# 05 GTO Clutch Issues



## 4WARNEDGTO (Apr 23, 2011)

I have an 05 GTO, with 90k, Im having some clutch issues. It has all new parts, New LS7 Clutch, New Slave and New Tick Master Cylinder, the master was put on about a month after the slave and clutch, the stock master couldnt handle it, but its going hard into the gears, espically 2nd, I thought it was the fluid because every two weeks or so it would get really black, I would empty out the resivor and put new fluid in and it would shift fine for a couple of weeks till it got black again. So this last week the fluid got black and I changed it and it made no difference. So I decided to change my fluid from GM Super DOT 4 to AMSOIL Fluid. I had Tick Performance bleed my whole system and when I left it was workin great, but its been about 4 days and its back to shifting hard into the gears and espically 2nd, sometimes it just wont go into that gear. Im lookin for any suggestion on what could be wrong or if anyone eles has had this problem, It has all new parts and shouldnt be shifting like crap.


----------



## svede1212 (Nov 1, 2005)

Most of the black in fluid is due to clutch dust getting past the slave piston seal. You shouldn't have it get that black that fast. You should be "flushing it" by bleeding tho as that completely cleans it out from the reservoir to the slave.


----------



## 4WARNEDGTO (Apr 23, 2011)

I dont have a remote bleeder yet so thats why I was doing it that way, but why does it shift good with new fluid or when its recently been bled, but shifts real hard after only a few days from doing that


----------



## svede1212 (Nov 1, 2005)

4WARNEDGTO said:


> I dont have a remote bleeder yet so thats why I was doing it that way, but why does it shift good with new fluid or when its recently been bled, but shifts real hard after only a few days from doing that


Good question. You can still bleed it by crawling under the car and doing it from the bleeder down by the transmission. It's just a lot harder. While you're down there and before you start bleeding it I'd check to see if there is evidence of any fluid leakage at the little slot on the bottom of the bell housing.


----------



## nassin79 (Jan 26, 2011)

I'm dealing with the same crap but I only have 24000 miles on my 05 M6. The clutch feels like mush and second gear grinds at higher rpm shift say around 5000rpm.
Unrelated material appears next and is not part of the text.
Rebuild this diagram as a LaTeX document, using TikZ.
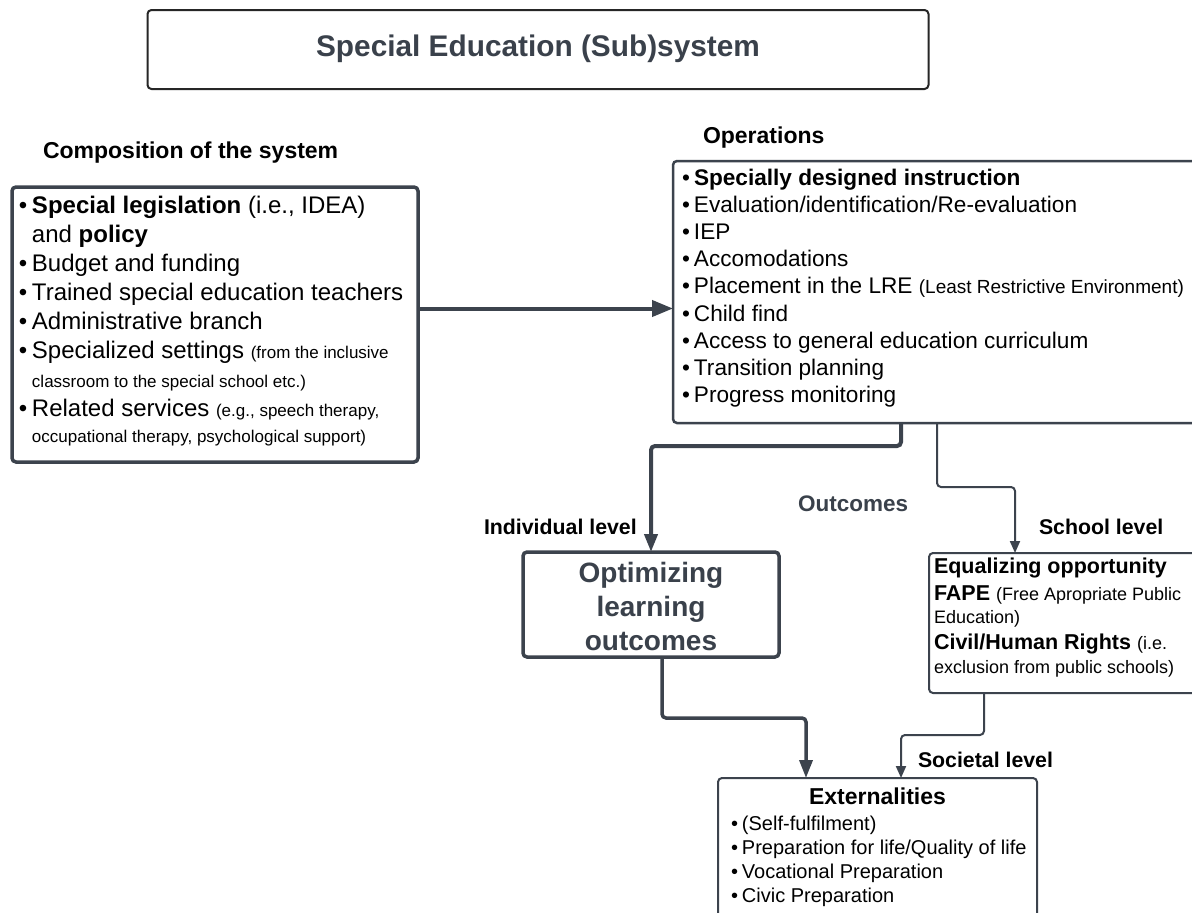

I read the syncro's could be shot but I'm gonna do the fluids first and hope for no tranny work. How's that LS7 clutch doing for ya and what brand is it?


----------



## 4WARNEDGTO (Apr 23, 2011)

Its all GM Stuff, Z06 Corvette Flywheel and Pressure Plate, with a Camaro/Firebird Slave Cylinder, I like it, It works real well, and its an easy upgrade. Id would recomend it if your going to be making up too 500hp, thats what its rated for.


----------



## Falco21 (May 11, 2010)

Monster!!!

FTW :shutme


----------